En esa misma época, compartía
sentimientos con otros compañeros escritores, a los que inevitablemente he
terminado amando. Hace dos semanas, veía
al más querido de ellos hablar de esos días en una entrevista. El asunto
amoroso era obvio y natural, también en su discurso: de tanto compartir sueños,
proyectos y lecturas, hemos terminado
siendo como hermanos. Pasa también con otros compañeros y no es necesario haber
compartido la primera juventud con ellos.
El compartir literario es
absolutamente amoroso. Genera fundamentalmente alegría y buen rollo. La
escritura cura. La escritura salva. La escritura redime. La escritura perdona.
La escritura acepta que te pierdas y regreses. Claro, para que se multiplique
el bienestar y no se pierda el buen rollo, no debemos pedirle más de aquello
que nos pueda dar. Lo que pasa es que, como en cualquier otra relación, amorosa
o no, no sabemos dónde termina esto y comienza aquello.
2 comentarios:
João Guimarães Rosa definió su novela Gran Sertón Veredas, para mí un compendio relaciones amorosas exitosas y desgraciadas en la violencia y belleza del Sertón brasileño, como su "Autobiografía Irracional".

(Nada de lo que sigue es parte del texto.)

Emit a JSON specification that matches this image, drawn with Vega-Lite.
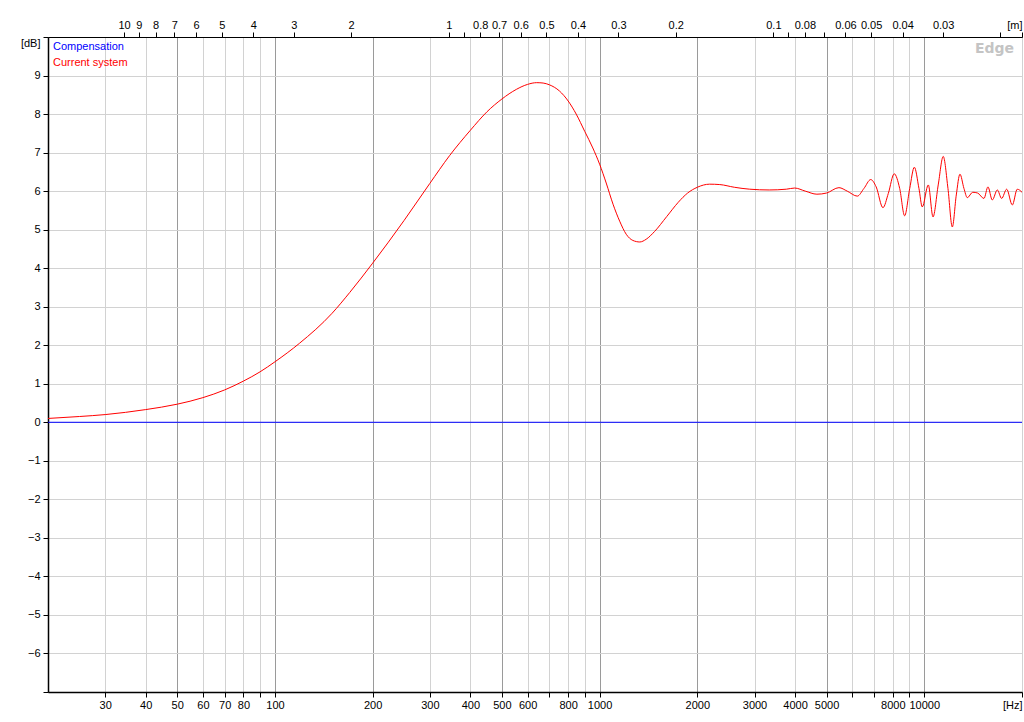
{
  "$schema": "https://vega.github.io/schema/vega-lite/v6.json",
  "width": 974,
  "height": 655,
  "autosize": {"type": "none"},
  "padding": {"left": 48, "top": 37, "right": 2, "bottom": 30},
  "background": "#ffffff",
  "title": {"text": "Edge", "anchor": "end", "frame": "group", "color": "#c4c4c4", "font": "DejaVu Sans", "fontSize": 14, "fontWeight": "bold", "dy": 41, "dx": -8},
  "config": {
    "view": {"stroke": "#222222", "strokeWidth": 1},
    "axis": {"labelFont": "Liberation Sans", "labelFontSize": 11, "labelColor": "#000000", "tickColor": "#000000", "domainColor": "#000000", "title": null, "labelFlush": false, "labelOverlap": false},
    "legend": {"labelFont": "Liberation Sans", "labelFontSize": 11}
  },
  "resolve": {"scale": {"x": "independent"}, "axis": {"x": "independent"}},
  "layer": [
    {
      "data": {"values": [
        {"series": "Compensation", "f": 20, "db": 0},
        {"series": "Compensation", "f": 20000, "db": 0},
        {"series": "Current system", "f": 20, "db": 0.1},
        {"series": "Current system", "f": 25, "db": 0.15},
        {"series": "Current system", "f": 30, "db": 0.2},
        {"series": "Current system", "f": 40, "db": 0.33},
        {"series": "Current system", "f": 50, "db": 0.47},
        {"series": "Current system", "f": 60, "db": 0.64},
        {"series": "Current system", "f": 70, "db": 0.84},
        {"series": "Current system", "f": 80, "db": 1.07},
        {"series": "Current system", "f": 90, "db": 1.31},
        {"series": "Current system", "f": 100, "db": 1.57},
        {"series": "Current system", "f": 119, "db": 2.05},
        {"series": "Current system", "f": 150, "db": 2.83},
        {"series": "Current system", "f": 170, "db": 3.37},
        {"series": "Current system", "f": 200, "db": 4.13},
        {"series": "Current system", "f": 250, "db": 5.24},
        {"series": "Current system", "f": 300, "db": 6.2},
        {"series": "Current system", "f": 345, "db": 6.92},
        {"series": "Current system", "f": 400, "db": 7.58},
        {"series": "Current system", "f": 450, "db": 8.06},
        {"series": "Current system", "f": 500, "db": 8.39},
        {"series": "Current system", "f": 554, "db": 8.64},
        {"series": "Current system", "f": 600, "db": 8.77},
        {"series": "Current system", "f": 640, "db": 8.815},
        {"series": "Current system", "f": 670, "db": 8.805},
        {"series": "Current system", "f": 700, "db": 8.76},
        {"series": "Current system", "f": 752, "db": 8.6},
        {"series": "Current system", "f": 800, "db": 8.34},
        {"series": "Current system", "f": 847, "db": 8.0},
        {"series": "Current system", "f": 900, "db": 7.55},
        {"series": "Current system", "f": 953, "db": 7.12},
        {"series": "Current system", "f": 1000, "db": 6.7},
        {"series": "Current system", "f": 1048, "db": 6.21},
        {"series": "Current system", "f": 1100, "db": 5.66},
        {"series": "Current system", "f": 1153, "db": 5.22},
        {"series": "Current system", "f": 1208, "db": 4.88},
        {"series": "Current system", "f": 1266, "db": 4.72},
        {"series": "Current system", "f": 1330, "db": 4.68},
        {"series": "Current system", "f": 1391, "db": 4.75},
        {"series": "Current system", "f": 1476, "db": 4.95},
        {"series": "Current system", "f": 1610, "db": 5.34},
        {"series": "Current system", "f": 1747, "db": 5.71},
        {"series": "Current system", "f": 1867, "db": 5.95},
        {"series": "Current system", "f": 2000, "db": 6.1},
        {"series": "Current system", "f": 2180, "db": 6.18},
        {"series": "Current system", "f": 2345, "db": 6.17},
        {"series": "Current system", "f": 2600, "db": 6.1},
        {"series": "Current system", "f": 2900, "db": 6.05},
        {"series": "Current system", "f": 3330, "db": 6.03},
        {"series": "Current system", "f": 3760, "db": 6.05},
        {"series": "Current system", "f": 3990, "db": 6.08},
        {"series": "Current system", "f": 4300, "db": 6.0},
        {"series": "Current system", "f": 4670, "db": 5.92},
        {"series": "Current system", "f": 5000, "db": 5.95},
        {"series": "Current system", "f": 5460, "db": 6.09},
        {"series": "Current system", "f": 5790, "db": 6.0},
        {"series": "Current system", "f": 6220, "db": 5.87},
        {"series": "Current system", "f": 6520, "db": 6.07},
        {"series": "Current system", "f": 6840, "db": 6.3},
        {"series": "Current system", "f": 7110, "db": 6.11},
        {"series": "Current system", "f": 7460, "db": 5.57},
        {"series": "Current system", "f": 7750, "db": 5.94},
        {"series": "Current system", "f": 8080, "db": 6.45},
        {"series": "Current system", "f": 8400, "db": 6.07},
        {"series": "Current system", "f": 8700, "db": 5.36},
        {"series": "Current system", "f": 9020, "db": 6.07},
        {"series": "Current system", "f": 9320, "db": 6.62},
        {"series": "Current system", "f": 9630, "db": 6.07},
        {"series": "Current system", "f": 9860, "db": 5.59},
        {"series": "Current system", "f": 10290, "db": 6.16},
        {"series": "Current system", "f": 10640, "db": 5.33},
        {"series": "Current system", "f": 11040, "db": 6.16},
        {"series": "Current system", "f": 11440, "db": 6.9},
        {"series": "Current system", "f": 11830, "db": 6.07},
        {"series": "Current system", "f": 12200, "db": 5.07},
        {"series": "Current system", "f": 12550, "db": 5.9},
        {"series": "Current system", "f": 12880, "db": 6.44},
        {"series": "Current system", "f": 13250, "db": 6.07},
        {"series": "Current system", "f": 13570, "db": 5.83},
        {"series": "Current system", "f": 14100, "db": 5.97},
        {"series": "Current system", "f": 14600, "db": 5.95},
        {"series": "Current system", "f": 15270, "db": 5.81},
        {"series": "Current system", "f": 15710, "db": 6.11},
        {"series": "Current system", "f": 16200, "db": 5.77},
        {"series": "Current system", "f": 16790, "db": 6.03},
        {"series": "Current system", "f": 17310, "db": 5.81},
        {"series": "Current system", "f": 17940, "db": 6.05},
        {"series": "Current system", "f": 18670, "db": 5.64},
        {"series": "Current system", "f": 19340, "db": 6.05},
        {"series": "Current system", "f": 20000, "db": 5.97}
      ]},
      "mark": {"type": "line", "strokeWidth": 1, "interpolate": "monotone", "clip": true},
      "encoding": {
        "x": {
          "field": "f", "type": "quantitative",
          "scale": {"type": "log", "domain": [20, 20000], "nice": false},
          "axis": {
            "orient": "bottom",
            "values": [30, 40, 50, 60, 70, 80, 90, 100, 200, 300, 400, 500, 600, 700, 800, 900, 1000, 2000, 3000, 4000, 5000, 6000, 7000, 8000, 9000, 10000, 20000],
            "format": "d",
            "labelExpr": "datum.value == 20000 ? '[Hz]' : (indexof([90, 700, 900, 6000, 7000, 9000], datum.value) >= 0 ? '' : datum.label)",
            "labelAlign": {"condition": {"test": "datum.value == 20000", "value": "right"}, "value": "center"},
            "grid": true,
            "gridColor": {"condition": {"test": "indexof([50, 100, 200, 500, 1000, 2000, 5000, 10000], datum.value) >= 0", "value": "#9a9a9a"}, "value": "#d2d2d2"},
            "gridWidth": 1,
            "tickSize": 5,
            "labelPadding": 2,
            "domainWidth": 1.5
          }
        },
        "y": {
          "field": "db", "type": "quantitative",
          "scale": {"domain": [-7, 10], "nice": false, "zero": false},
          "axis": {
            "values": [-7, -6, -5, -4, -3, -2, -1, 0, 1, 2, 3, 4, 5, 6, 7, 8, 9, 10],
            "labelExpr": "datum.value == 10 ? '[dB]' : (datum.value == -7 ? '' : datum.label)",
            "labelBaseline": {"condition": {"test": "datum.value == 10", "value": "top"}, "value": "middle"},
            "grid": true,
            "gridColor": "#d2d2d2",
            "tickSize": 5,
            "labelPadding": 3,
            "domainWidth": 1.5
          }
        },
        "color": {
          "field": "series", "type": "nominal",
          "scale": {"domain": ["Compensation", "Current system"], "range": ["#0000ff", "#ff0000"]},
          "legend": {
            "orient": "top-left", "offset": 2, "title": null, "padding": 2,
            "symbolSize": 0, "symbolOpacity": 0, "symbolStrokeWidth": 0, "labelOffset": -10,
            "rowPadding": 4,
            "labelColor": {"expr": "datum.label == 'Compensation' ? '#0000ff' : '#ff0000'"}
          }
        }
      }
    },
    {
      "data": {"values": [
        {"m": 10}, {"m": 9}, {"m": 8}, {"m": 7}, {"m": 6}, {"m": 5}, {"m": 4}, {"m": 3}, {"m": 2}, {"m": 1},
        {"m": 0.9}, {"m": 0.8}, {"m": 0.7}, {"m": 0.6}, {"m": 0.5}, {"m": 0.4}, {"m": 0.3}, {"m": 0.2}, {"m": 0.1},
        {"m": 0.09}, {"m": 0.08}, {"m": 0.07}, {"m": 0.06}, {"m": 0.05}, {"m": 0.04}, {"m": 0.03}, {"m": 0.02}
      ]},
      "mark": {"type": "point", "opacity": 0},
      "encoding": {
        "x": {
          "field": "m", "type": "quantitative",
          "scale": {"type": "log", "domain": [17.15, 0.01715], "nice": false},
          "axis": {
            "orient": "top",
            "values": [10, 9, 8, 7, 6, 5, 4, 3, 2, 1, 0.9, 0.8, 0.7, 0.6, 0.5, 0.4, 0.3, 0.2, 0.1, 0.09, 0.08, 0.07, 0.06, 0.05, 0.04, 0.03, 0.02, 0.01715],
            "format": "~g",
            "labelExpr": "datum.value < 0.018 ? '[m]' : (indexof([0.9, 0.09, 0.07, 0.02], datum.value) >= 0 ? '' : datum.label)",
            "labelAlign": {"condition": {"test": "datum.value < 0.018", "value": "right"}, "value": "center"},
            "grid": false,
            "tickSize": 5,
            "labelPadding": 2,
            "domainWidth": 1
          }
        }
      }
    }
  ]
}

Rescató, con amor a la palabra, los átomos perdidos de su memoria.
Tierna fantasía de Guimarães, grande.
Te regalo querido amigo una de sus citas vitalistas:
"Uno se muere para demostrar que vivió"
Gracias Slavko por estimular mi affaire con Guimarães.
Gracias, Gil, por tu buena lectura. Todos enamorados (affaire continuo) de Guimaräes a partir de Gran Sertón Veredas.